By Dave Lindorff
Philadelphia — At a packed ‘Presidential Summit’ on Tuesday organized and sponsored by this city’s AFL-CIO Labor Council, former Delaware Senator and Vice-President and repeat Democratic presidential primary contender Joe Biden’s oft-touted claim to be the “working-class,” or alternatively “middle-class” favorite looked pretty exaggerated.
Assigned pole position as the first candidate to get 30 minutes to make his case to the assembled union activists and members in the huge Philadelphia Convention Center, Biden claimed that in all his years in politics, “I have never let you down.” He challenged opponents to show where he had “ever voted against the interests” of unions and working people.

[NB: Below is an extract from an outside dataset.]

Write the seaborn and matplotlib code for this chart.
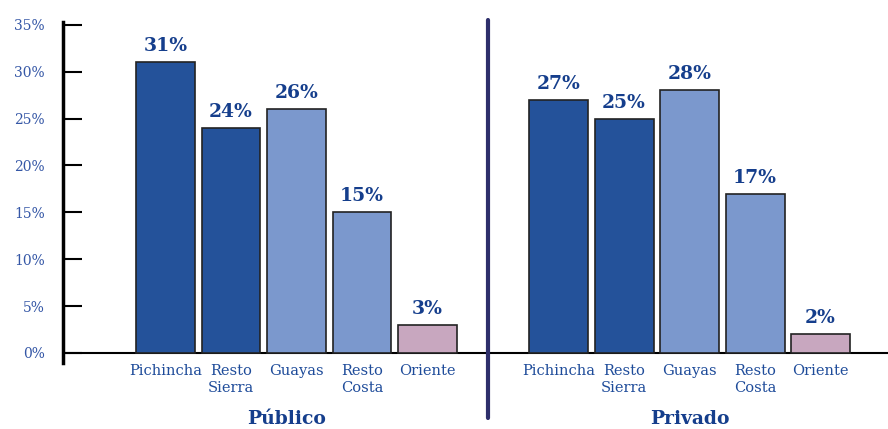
import matplotlib
matplotlib.use("Agg")
import matplotlib.pyplot as plt
import seaborn as sns
import pandas as pd

# data
regions = ["Pichincha", "Resto\nSierra", "Guayas", "Resto\nCosta", "Oriente"]
publico = [31, 24, 26, 15, 3]
privado = [27, 25, 28, 17, 2]
groups = ["Público", "Privado"]
y_ticks = [0, 5, 10, 15, 20, 25, 30, 35]

dark_blue = "#24529A"
light_blue = "#7B98CD"
pink = "#C8A7BF"
palette = {"Pichincha": dark_blue, "Resto\nSierra": dark_blue, "Guayas": light_blue,
           "Resto\nCosta": light_blue, "Oriente": pink}
label_blue = "#1F4C9A"

pos_pub = [0, 1, 2, 3, 4]
pos_priv = [6, 7, 8, 9, 10]
df = pd.DataFrame({
    "pos": pos_pub + pos_priv,
    "region": regions + regions,
    "value": publico + privado,
})

sns.set_style("white")
plt.rcParams["font.family"] = ["DejaVu Serif", "DejaVu Sans"]

fig = plt.figure(figsize=(8.88, 4.29), dpi=100)
ax = fig.add_axes([63 / 888, 66 / 429, 1 - 63 / 888, 341 / 429])

sns.barplot(data=df, x="pos", y="value", hue="region", palette=palette,
            native_scale=True, width=0.9, dodge=False, legend=False,
            edgecolor="#222222", linewidth=1.2, saturation=1, ax=ax)

for c in ax.containers:
    ax.bar_label(c, labels=[f"{v:.0f}%" for v in c.datavalues], padding=5,
                 fontsize=13.5, fontweight="bold", color="#153E8C")

ax.set_xlim(-1.565, 11.03)
ax.set_ylim(-1.07, 35.3)

# y axis
ax.set_yticks(y_ticks)
ax.set_yticklabels([f"{t}%" for t in y_ticks], fontsize=10, color="#3557A6")
ax.tick_params(axis="y", direction="in", length=14, width=1.5, pad=13, color="black", left=True)

# x category labels
ax.set_xticks(pos_pub + pos_priv)
ax.set_xticklabels(regions + regions, fontsize=10.5, color=label_blue, linespacing=1.2)
ax.tick_params(axis="x", length=0, pad=1)
ax.set_xlabel("")
ax.set_ylabel("")

for s in ["top", "right", "bottom"]:
    ax.spines[s].set_visible(False)
ax.spines["left"].set_linewidth(2.5)
ax.spines["left"].set_color("black")

# baseline and divider
ax.axhline(0, color="black", linewidth=1.5, zorder=0)
ax.plot([4.93, 4.93], [-6.93, 35.5], color="#2E2F6B", linewidth=3, clip_on=False)

# group labels
ax.text(1.85, -7.0, groups[0], ha="center", va="center", fontsize=13.5,
        fontweight="bold", color="#153E8C")
ax.text(8.0, -7.0, groups[1], ha="center", va="center", fontsize=13.5,
        fontweight="bold", color="#153E8C")

fig.savefig("out.png", dpi=100)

Biden was greeted initially with polite but wide-spread applause after being introduced by retired local journalist Vernon Odem, the event’s emcee. But the applause that followed for what he had to say was decidedly subdued — for example when he said that on day one of his presidency he’d end President Trump’s tax break for the top 10% of the nation’s citizens and raise the child care credit to $8000, the applause was minimal and brief. The response to his mention of his “health care plan,” which he promised would allow “union members to keep their plans,” was even more embarrassingly lackluster. And no wonder: Most unions these days dare battling rear-guard actions in negotiations (mostly failures) to prevent bosses from paring away coverage, increasing the workers’ share of premiums, raising co-pays and deductibles, and, as GM demonstrated in the current UAW strike, cancelling health coverage for workers on strike.
The contrast to the assembled workers’ response to Vermont Sen. Bernie Sanders, whose turn came after both Biden and Andrew Yang, was marked. Striding onto the stage to a rousing rendition of John Lennon’s “Power to the People!” (candidates at the event chose their own theme music), Sanders, his voice more gravelly than usual because of a gruelling campaign schedule, quickly cited his “100% AFL-CIO voting record” over his political career and said he had “walked on picket lines more times than I can remember.” He then, without mentioning him by name, slapped down Biden’s claim to have “always been with” working people by saying “I worked to get Amazon workers $15/hour, I did not vote for the war in Iraq, I did not vote for the Wall Street bailout, I did not vote for the Bankruptcy Bill, and I did not vote for NAFTA and the World Trade Organization, which have cost American workers four million jobs.”
Biden voted for all those anti-worker measures.
In response to that obvious knock on Biden, the hall erupted in loud clapping and cheers of “Bernie! Bernie! Bernie!”